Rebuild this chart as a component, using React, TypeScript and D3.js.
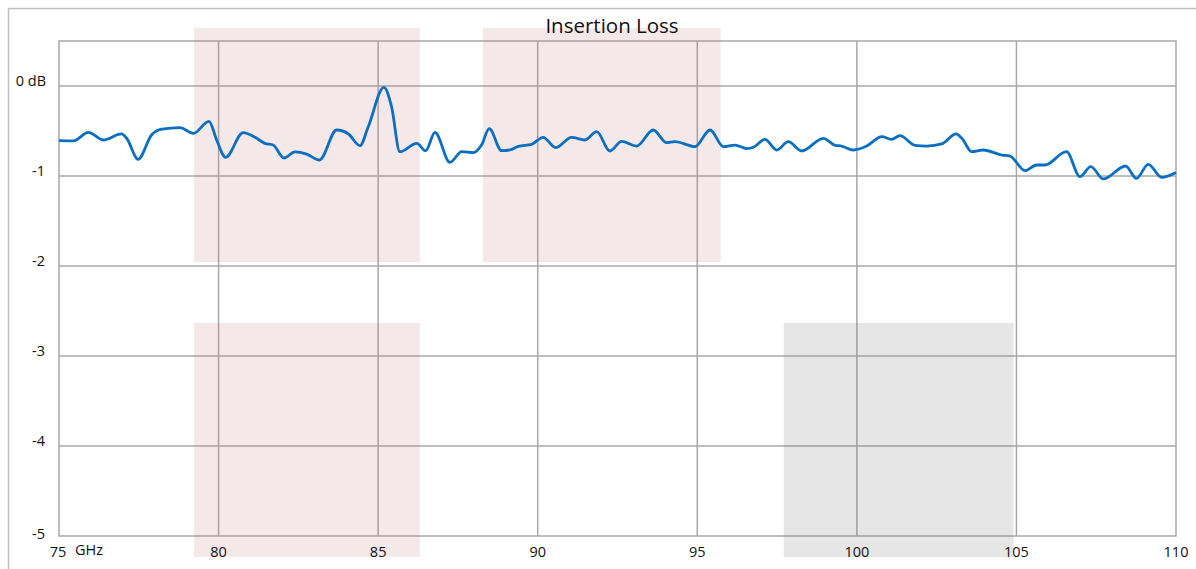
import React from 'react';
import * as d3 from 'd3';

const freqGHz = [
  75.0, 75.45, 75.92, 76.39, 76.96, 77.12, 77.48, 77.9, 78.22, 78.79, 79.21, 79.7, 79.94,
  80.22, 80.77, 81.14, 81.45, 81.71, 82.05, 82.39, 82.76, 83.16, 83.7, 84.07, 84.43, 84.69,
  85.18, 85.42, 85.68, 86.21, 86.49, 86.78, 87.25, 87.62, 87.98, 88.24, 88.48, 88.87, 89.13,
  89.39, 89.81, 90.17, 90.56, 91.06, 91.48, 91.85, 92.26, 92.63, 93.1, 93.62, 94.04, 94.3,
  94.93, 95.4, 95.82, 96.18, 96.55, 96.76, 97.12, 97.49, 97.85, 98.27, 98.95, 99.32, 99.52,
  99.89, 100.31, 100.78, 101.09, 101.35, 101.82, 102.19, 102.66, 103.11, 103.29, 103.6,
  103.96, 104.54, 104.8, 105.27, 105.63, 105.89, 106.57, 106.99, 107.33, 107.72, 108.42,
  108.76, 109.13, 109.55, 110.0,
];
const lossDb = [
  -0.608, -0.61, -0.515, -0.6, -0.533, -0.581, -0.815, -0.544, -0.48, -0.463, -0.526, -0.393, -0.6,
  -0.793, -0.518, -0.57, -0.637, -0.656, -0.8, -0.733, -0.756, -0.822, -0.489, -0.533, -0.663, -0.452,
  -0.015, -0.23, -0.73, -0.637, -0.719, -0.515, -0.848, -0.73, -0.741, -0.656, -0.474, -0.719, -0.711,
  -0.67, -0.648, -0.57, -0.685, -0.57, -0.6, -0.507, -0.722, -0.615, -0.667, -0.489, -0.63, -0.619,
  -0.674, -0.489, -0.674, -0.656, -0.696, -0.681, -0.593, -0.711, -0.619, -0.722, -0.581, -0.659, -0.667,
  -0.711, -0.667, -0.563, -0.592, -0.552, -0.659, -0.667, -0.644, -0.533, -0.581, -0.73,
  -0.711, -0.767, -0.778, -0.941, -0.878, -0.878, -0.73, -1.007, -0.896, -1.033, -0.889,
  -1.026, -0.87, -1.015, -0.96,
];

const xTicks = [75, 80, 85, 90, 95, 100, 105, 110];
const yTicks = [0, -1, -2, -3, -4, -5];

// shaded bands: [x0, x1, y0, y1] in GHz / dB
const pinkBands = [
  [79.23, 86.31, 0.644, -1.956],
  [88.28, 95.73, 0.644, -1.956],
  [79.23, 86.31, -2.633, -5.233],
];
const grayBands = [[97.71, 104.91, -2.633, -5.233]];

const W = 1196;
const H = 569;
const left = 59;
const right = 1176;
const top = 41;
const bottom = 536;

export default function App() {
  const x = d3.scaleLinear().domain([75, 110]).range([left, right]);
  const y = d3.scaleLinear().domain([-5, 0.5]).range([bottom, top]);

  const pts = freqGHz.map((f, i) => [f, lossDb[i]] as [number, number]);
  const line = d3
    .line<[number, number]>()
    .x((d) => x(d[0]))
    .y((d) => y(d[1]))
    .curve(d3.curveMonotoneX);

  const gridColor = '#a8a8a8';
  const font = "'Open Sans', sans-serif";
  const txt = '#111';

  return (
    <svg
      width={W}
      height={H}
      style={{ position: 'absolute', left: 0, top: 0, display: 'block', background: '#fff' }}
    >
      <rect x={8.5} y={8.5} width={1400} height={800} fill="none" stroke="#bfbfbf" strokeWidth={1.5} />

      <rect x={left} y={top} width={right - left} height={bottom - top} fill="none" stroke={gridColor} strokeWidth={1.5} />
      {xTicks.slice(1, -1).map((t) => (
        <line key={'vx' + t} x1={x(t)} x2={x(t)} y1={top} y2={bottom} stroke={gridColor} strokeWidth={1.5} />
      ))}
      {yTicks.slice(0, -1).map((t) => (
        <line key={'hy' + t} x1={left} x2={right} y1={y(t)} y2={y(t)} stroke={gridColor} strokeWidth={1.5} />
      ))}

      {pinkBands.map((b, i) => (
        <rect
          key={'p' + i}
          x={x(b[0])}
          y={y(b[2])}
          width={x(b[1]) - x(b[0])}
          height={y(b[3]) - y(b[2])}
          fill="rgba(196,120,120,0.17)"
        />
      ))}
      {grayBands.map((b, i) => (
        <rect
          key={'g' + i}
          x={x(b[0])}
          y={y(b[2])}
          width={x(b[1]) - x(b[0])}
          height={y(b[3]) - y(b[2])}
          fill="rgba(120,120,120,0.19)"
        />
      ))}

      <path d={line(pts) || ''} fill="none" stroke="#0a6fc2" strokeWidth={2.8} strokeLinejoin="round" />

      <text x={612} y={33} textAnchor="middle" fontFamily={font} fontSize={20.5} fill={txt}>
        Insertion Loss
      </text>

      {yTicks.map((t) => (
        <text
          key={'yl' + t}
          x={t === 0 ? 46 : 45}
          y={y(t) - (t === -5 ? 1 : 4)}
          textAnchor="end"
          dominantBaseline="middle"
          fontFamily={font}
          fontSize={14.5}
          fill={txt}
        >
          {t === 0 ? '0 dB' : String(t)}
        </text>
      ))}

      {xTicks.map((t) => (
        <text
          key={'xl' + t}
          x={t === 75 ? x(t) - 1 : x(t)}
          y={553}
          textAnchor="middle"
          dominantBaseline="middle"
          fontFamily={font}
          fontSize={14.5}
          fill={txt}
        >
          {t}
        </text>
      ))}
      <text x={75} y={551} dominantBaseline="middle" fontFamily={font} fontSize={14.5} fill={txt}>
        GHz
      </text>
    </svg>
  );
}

• _AIM OF THE TASK_: Emit the lines of the material exactly, from its first line to the line containing "const grayBands = [[97.71, 104.91, -2.633, -5.233]];", inclusive; leave every picture out.

• _RESPONSE TO THE EXERCISE_:
Rebuild this chart as a component, using React, TypeScript and D3.js.
import React from 'react';
import * as d3 from 'd3';

const freqGHz = [
  75.0, 75.45, 75.92, 76.39, 76.96, 77.12, 77.48, 77.9, 78.22, 78.79, 79.21, 79.7, 79.94,
  80.22, 80.77, 81.14, 81.45, 81.71, 82.05, 82.39, 82.76, 83.16, 83.7, 84.07, 84.43, 84.69,
  85.18, 85.42, 85.68, 86.21, 86.49, 86.78, 87.25, 87.62, 87.98, 88.24, 88.48, 88.87, 89.13,
  89.39, 89.81, 90.17, 90.56, 91.06, 91.48, 91.85, 92.26, 92.63, 93.1, 93.62, 94.04, 94.3,
  94.93, 95.4, 95.82, 96.18, 96.55, 96.76, 97.12, 97.49, 97.85, 98.27, 98.95, 99.32, 99.52,
  99.89, 100.31, 100.78, 101.09, 101.35, 101.82, 102.19, 102.66, 103.11, 103.29, 103.6,
  103.96, 104.54, 104.8, 105.27, 105.63, 105.89, 106.57, 106.99, 107.33, 107.72, 108.42,
  108.76, 109.13, 109.55, 110.0,
];
const lossDb = [
  -0.608, -0.61, -0.515, -0.6, -0.533, -0.581, -0.815, -0.544, -0.48, -0.463, -0.526, -0.393, -0.6,
  -0.793, -0.518, -0.57, -0.637, -0.656, -0.8, -0.733, -0.756, -0.822, -0.489, -0.533, -0.663, -0.452,
  -0.015, -0.23, -0.73, -0.637, -0.719, -0.515, -0.848, -0.73, -0.741, -0.656, -0.474, -0.719, -0.711,
  -0.67, -0.648, -0.57, -0.685, -0.57, -0.6, -0.507, -0.722, -0.615, -0.667, -0.489, -0.63, -0.619,
  -0.674, -0.489, -0.674, -0.656, -0.696, -0.681, -0.593, -0.711, -0.619, -0.722, -0.581, -0.659, -0.667,
  -0.711, -0.667, -0.563, -0.592, -0.552, -0.659, -0.667, -0.644, -0.533, -0.581, -0.73,
  -0.711, -0.767, -0.778, -0.941, -0.878, -0.878, -0.73, -1.007, -0.896, -1.033, -0.889,
  -1.026, -0.87, -1.015, -0.96,
];

const xTicks = [75, 80, 85, 90, 95, 100, 105, 110];
const yTicks = [0, -1, -2, -3, -4, -5];

// shaded bands: [x0, x1, y0, y1] in GHz / dB
const pinkBands = [
  [79.23, 86.31, 0.644, -1.956],
  [88.28, 95.73, 0.644, -1.956],
  [79.23, 86.31, -2.633, -5.233],
];
const grayBands = [[97.71, 104.91, -2.633, -5.233]];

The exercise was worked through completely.